- _Exercise requirements_:
Starting from the line that contains "Rebuild this chart", copy every line exactly until the line that contains "import pandas as pd", which is also included.

- _Task inputs_:
Start
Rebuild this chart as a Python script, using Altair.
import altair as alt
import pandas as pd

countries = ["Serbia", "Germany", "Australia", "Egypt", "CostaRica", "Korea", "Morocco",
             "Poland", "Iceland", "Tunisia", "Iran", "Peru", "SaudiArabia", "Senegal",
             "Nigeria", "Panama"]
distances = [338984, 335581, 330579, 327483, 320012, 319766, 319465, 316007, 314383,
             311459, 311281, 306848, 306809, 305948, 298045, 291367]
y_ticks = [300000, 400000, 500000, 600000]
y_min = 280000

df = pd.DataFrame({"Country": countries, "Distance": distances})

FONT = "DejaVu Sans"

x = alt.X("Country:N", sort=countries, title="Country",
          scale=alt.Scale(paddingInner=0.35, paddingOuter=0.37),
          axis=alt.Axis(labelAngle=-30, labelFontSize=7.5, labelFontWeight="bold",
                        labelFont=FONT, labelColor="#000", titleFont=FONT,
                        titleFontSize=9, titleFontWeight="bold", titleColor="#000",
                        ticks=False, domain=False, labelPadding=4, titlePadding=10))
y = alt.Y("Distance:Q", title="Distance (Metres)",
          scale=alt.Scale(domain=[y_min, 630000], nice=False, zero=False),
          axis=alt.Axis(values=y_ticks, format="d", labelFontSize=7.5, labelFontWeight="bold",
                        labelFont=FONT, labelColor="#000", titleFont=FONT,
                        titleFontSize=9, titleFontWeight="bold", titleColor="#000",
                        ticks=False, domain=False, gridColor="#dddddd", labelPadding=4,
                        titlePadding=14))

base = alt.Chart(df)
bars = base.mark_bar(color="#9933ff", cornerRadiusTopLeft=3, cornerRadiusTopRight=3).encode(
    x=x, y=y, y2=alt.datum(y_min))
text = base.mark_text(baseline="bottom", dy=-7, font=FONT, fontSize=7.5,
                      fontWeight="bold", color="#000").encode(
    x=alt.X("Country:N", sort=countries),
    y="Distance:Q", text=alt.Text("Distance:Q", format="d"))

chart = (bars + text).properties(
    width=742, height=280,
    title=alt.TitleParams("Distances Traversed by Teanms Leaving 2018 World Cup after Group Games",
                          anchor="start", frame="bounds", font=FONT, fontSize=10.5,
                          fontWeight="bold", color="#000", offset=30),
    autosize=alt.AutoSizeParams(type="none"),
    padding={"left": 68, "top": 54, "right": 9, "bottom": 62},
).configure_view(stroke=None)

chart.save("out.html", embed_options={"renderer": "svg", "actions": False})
End
Start
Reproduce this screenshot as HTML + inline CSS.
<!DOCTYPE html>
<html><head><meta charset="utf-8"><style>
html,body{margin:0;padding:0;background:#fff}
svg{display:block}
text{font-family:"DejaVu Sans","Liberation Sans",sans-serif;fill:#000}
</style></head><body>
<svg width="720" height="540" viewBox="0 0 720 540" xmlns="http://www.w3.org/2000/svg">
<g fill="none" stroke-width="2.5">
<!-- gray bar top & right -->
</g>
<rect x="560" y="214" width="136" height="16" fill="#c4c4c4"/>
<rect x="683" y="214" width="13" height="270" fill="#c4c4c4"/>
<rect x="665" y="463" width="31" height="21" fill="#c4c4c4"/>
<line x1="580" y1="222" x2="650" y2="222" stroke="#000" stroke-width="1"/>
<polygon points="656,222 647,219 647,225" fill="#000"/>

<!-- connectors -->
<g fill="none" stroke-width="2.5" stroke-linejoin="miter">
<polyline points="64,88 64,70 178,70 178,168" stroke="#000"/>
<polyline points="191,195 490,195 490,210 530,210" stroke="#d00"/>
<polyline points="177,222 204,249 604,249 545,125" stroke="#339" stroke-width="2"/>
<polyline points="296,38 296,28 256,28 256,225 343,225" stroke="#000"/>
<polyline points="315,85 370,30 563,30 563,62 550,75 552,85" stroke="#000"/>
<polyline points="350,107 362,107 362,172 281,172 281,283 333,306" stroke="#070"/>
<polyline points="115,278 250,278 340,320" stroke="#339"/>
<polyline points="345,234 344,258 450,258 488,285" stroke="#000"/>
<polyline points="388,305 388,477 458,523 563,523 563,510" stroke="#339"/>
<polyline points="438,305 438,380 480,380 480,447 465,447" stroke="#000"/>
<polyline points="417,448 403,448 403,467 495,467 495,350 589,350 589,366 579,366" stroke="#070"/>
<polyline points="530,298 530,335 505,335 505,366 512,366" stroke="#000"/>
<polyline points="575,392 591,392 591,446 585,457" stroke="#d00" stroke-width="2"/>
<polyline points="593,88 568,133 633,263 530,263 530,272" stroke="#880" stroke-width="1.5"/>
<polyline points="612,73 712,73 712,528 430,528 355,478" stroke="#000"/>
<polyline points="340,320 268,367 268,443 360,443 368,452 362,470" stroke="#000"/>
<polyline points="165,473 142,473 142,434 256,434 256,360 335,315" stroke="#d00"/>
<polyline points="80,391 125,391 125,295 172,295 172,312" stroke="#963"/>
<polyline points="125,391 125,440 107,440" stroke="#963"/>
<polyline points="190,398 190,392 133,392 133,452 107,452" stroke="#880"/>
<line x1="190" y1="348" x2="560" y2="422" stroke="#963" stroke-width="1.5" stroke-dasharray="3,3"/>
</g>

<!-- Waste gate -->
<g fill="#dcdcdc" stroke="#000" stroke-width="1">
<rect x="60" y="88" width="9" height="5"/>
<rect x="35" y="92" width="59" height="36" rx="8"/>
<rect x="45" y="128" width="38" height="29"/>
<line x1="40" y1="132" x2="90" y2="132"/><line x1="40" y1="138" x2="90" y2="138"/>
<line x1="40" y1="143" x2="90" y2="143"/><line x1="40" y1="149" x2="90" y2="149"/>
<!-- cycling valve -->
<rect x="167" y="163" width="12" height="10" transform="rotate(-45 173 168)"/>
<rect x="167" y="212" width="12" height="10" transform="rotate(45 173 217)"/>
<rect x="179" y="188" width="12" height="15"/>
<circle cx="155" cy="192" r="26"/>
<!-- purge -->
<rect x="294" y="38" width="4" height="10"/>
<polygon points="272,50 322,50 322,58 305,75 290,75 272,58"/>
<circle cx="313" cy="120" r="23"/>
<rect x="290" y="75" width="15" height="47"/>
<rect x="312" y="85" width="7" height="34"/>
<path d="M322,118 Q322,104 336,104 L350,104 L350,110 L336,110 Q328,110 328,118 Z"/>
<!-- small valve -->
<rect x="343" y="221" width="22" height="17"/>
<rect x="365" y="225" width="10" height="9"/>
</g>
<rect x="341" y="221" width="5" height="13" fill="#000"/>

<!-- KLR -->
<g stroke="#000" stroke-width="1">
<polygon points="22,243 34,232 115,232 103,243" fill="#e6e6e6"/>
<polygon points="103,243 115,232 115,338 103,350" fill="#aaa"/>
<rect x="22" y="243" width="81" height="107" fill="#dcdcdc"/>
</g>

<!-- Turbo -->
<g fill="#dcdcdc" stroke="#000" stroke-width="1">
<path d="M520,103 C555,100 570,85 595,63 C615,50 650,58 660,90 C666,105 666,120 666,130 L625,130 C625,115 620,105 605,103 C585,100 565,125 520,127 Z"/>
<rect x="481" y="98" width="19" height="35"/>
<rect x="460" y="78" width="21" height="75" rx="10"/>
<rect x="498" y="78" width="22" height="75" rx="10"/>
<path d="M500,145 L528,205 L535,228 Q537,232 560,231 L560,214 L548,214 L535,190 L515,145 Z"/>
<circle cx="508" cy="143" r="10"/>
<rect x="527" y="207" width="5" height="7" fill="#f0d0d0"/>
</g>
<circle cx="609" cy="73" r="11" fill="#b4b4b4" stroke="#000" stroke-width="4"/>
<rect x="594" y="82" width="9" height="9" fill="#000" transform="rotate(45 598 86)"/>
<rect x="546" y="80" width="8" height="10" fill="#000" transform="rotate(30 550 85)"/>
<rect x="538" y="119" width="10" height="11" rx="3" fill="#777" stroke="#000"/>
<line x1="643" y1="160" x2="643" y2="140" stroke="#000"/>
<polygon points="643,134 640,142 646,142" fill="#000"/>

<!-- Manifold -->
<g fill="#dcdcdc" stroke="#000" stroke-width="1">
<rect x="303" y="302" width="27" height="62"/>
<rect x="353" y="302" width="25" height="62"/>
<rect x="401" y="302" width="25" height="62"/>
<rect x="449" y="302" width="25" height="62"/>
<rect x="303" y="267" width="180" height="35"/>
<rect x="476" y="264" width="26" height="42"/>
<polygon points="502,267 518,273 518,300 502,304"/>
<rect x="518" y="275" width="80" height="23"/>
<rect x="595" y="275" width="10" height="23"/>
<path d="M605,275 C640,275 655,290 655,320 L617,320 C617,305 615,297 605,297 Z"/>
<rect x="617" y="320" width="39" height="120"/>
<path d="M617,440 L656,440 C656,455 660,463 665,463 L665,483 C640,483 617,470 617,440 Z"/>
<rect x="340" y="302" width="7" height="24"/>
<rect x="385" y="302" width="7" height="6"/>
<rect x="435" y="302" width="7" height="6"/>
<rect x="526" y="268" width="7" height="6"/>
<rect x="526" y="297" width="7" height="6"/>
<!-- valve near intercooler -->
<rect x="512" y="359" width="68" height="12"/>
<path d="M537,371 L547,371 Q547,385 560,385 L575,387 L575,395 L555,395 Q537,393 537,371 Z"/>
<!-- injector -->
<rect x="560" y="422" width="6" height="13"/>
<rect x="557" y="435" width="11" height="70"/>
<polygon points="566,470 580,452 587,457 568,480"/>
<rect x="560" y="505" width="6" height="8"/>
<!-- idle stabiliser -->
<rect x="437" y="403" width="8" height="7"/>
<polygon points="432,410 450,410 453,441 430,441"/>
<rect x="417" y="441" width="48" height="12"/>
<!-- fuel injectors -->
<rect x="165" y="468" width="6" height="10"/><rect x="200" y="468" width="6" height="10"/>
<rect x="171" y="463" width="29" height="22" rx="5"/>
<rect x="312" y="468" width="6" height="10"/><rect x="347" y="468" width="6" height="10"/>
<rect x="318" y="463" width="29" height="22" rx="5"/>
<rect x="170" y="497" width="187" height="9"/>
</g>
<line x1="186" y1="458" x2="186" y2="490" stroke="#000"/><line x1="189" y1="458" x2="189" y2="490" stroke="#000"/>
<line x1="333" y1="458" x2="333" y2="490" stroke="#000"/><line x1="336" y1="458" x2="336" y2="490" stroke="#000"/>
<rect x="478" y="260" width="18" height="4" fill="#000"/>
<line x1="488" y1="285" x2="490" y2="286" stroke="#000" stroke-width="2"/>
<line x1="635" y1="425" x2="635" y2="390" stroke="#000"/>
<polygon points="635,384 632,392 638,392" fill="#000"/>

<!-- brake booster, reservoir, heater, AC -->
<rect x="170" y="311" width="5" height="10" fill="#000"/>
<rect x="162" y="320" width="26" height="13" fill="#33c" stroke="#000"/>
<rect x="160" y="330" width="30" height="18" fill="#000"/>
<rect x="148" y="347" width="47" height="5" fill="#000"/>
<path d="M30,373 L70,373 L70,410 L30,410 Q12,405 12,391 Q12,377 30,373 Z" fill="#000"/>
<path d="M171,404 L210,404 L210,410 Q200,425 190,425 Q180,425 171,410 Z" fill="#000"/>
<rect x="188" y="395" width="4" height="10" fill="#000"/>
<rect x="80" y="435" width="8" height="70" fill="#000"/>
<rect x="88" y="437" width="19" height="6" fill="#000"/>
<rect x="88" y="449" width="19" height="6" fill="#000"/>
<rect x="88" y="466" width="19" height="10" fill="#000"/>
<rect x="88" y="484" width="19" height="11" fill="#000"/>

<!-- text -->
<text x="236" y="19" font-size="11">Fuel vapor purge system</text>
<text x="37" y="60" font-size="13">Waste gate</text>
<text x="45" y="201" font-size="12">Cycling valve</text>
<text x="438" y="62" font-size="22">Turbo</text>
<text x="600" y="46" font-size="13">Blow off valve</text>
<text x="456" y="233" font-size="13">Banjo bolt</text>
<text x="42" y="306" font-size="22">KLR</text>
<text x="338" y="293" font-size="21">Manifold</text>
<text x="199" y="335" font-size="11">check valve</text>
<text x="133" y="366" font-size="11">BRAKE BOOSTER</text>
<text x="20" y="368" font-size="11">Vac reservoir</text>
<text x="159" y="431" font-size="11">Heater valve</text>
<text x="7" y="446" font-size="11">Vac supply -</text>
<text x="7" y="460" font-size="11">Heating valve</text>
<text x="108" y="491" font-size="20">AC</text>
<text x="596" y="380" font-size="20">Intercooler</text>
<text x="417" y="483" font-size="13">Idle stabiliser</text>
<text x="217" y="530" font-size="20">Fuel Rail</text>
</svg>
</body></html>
End
- _Final result_:
Rebuild this chart as a Python script, using Altair.
import altair as alt
import pandas as pd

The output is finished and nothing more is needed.